### RECORDS SUPPLIED
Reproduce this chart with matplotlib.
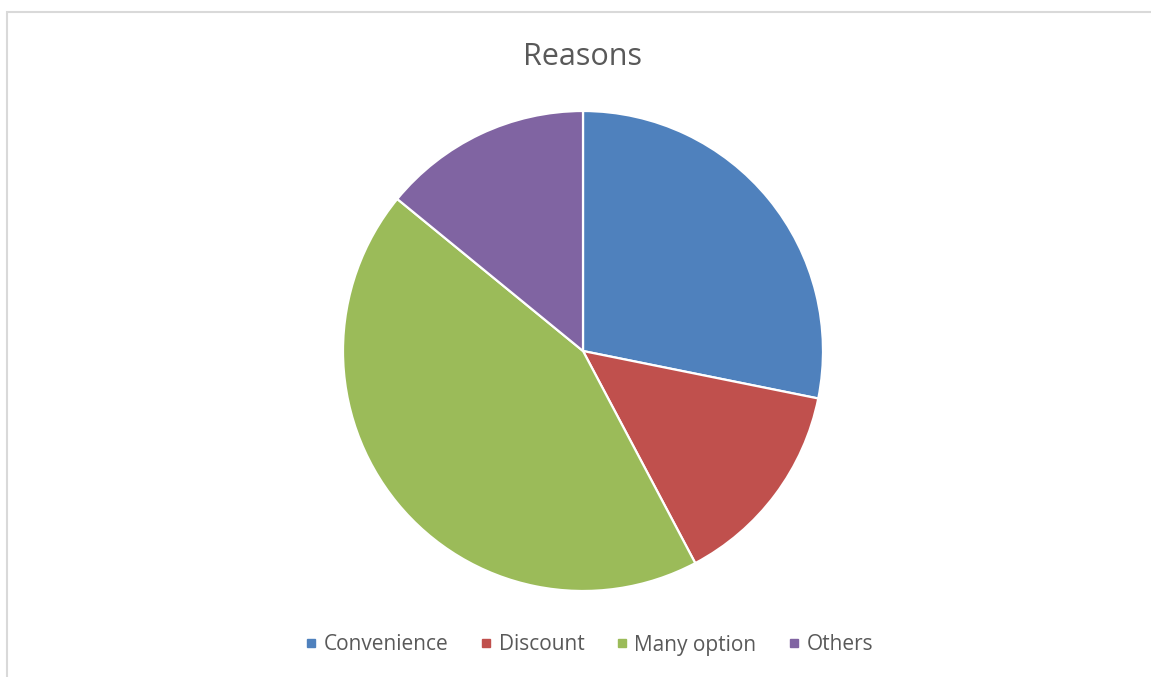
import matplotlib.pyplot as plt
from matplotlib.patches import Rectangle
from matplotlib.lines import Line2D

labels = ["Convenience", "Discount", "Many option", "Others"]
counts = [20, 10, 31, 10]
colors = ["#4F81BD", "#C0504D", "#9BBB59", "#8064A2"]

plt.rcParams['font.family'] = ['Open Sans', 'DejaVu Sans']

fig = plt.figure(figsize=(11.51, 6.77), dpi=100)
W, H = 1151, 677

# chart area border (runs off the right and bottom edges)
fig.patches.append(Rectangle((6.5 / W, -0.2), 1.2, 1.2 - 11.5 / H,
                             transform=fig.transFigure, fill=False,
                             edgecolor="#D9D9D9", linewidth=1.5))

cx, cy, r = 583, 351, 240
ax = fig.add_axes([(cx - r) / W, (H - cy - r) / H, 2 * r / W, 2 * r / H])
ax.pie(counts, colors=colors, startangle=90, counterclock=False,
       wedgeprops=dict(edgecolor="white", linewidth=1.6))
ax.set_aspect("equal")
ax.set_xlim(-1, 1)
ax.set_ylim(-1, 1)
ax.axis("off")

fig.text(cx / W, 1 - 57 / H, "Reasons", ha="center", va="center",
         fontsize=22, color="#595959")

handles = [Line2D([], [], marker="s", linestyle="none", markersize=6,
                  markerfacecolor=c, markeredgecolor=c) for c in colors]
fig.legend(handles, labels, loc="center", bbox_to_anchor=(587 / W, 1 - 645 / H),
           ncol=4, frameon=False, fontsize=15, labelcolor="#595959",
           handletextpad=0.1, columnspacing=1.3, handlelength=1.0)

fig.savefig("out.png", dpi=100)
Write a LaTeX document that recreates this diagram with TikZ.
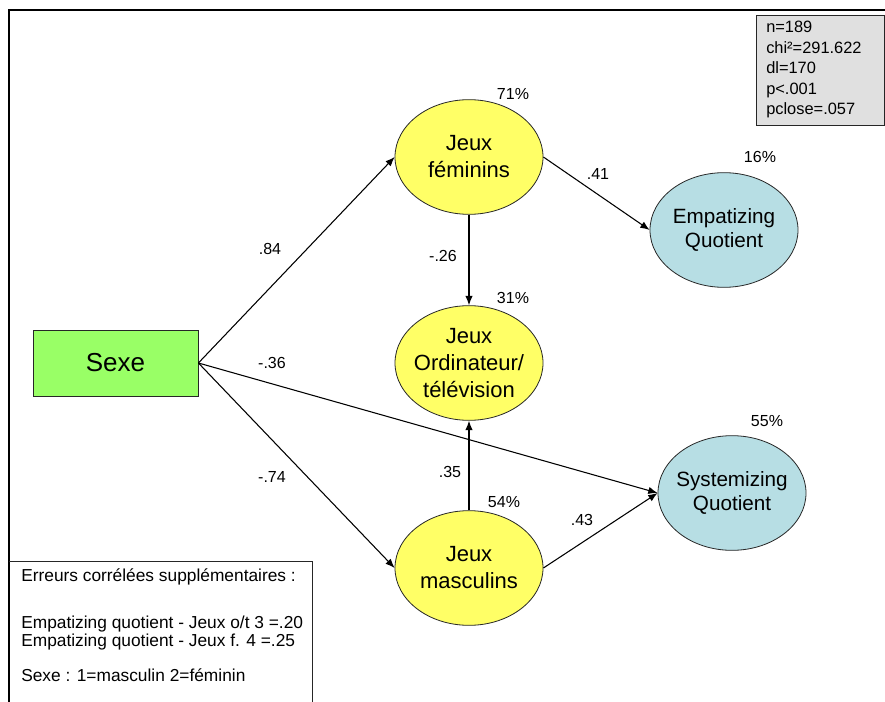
######
Reproduce the material above verbatim; omit every picture.

*OUTPUT OF THE EXERCISE*:
Reproduce this chart with matplotlib.
import matplotlib.pyplot as plt
from matplotlib.patches import Rectangle
from matplotlib.lines import Line2D

labels = ["Convenience", "Discount", "Many option", "Others"]
counts = [20, 10, 31, 10]
colors = ["#4F81BD", "#C0504D", "#9BBB59", "#8064A2"]

plt.rcParams['font.family'] = ['Open Sans', 'DejaVu Sans']

fig = plt.figure(figsize=(11.51, 6.77), dpi=100)
W, H = 1151, 677

# chart area border (runs off the right and bottom edges)
fig.patches.append(Rectangle((6.5 / W, -0.2), 1.2, 1.2 - 11.5 / H,
                             transform=fig.transFigure, fill=False,
                             edgecolor="#D9D9D9", linewidth=1.5))

cx, cy, r = 583, 351, 240
ax = fig.add_axes([(cx - r) / W, (H - cy - r) / H, 2 * r / W, 2 * r / H])
ax.pie(counts, colors=colors, startangle=90, counterclock=False,
       wedgeprops=dict(edgecolor="white", linewidth=1.6))
ax.set_aspect("equal")
ax.set_xlim(-1, 1)
ax.set_ylim(-1, 1)
ax.axis("off")

fig.text(cx / W, 1 - 57 / H, "Reasons", ha="center", va="center",
         fontsize=22, color="#595959")

handles = [Line2D([], [], marker="s", linestyle="none", markersize=6,
                  markerfacecolor=c, markeredgecolor=c) for c in colors]
fig.legend(handles, labels, loc="center", bbox_to_anchor=(587 / W, 1 - 645 / H),
           ncol=4, frameon=False, fontsize=15, labelcolor="#595959",
           handletextpad=0.1, columnspacing=1.3, handlelength=1.0)

fig.savefig("out.png", dpi=100)
Write a LaTeX document that recreates this diagram with TikZ.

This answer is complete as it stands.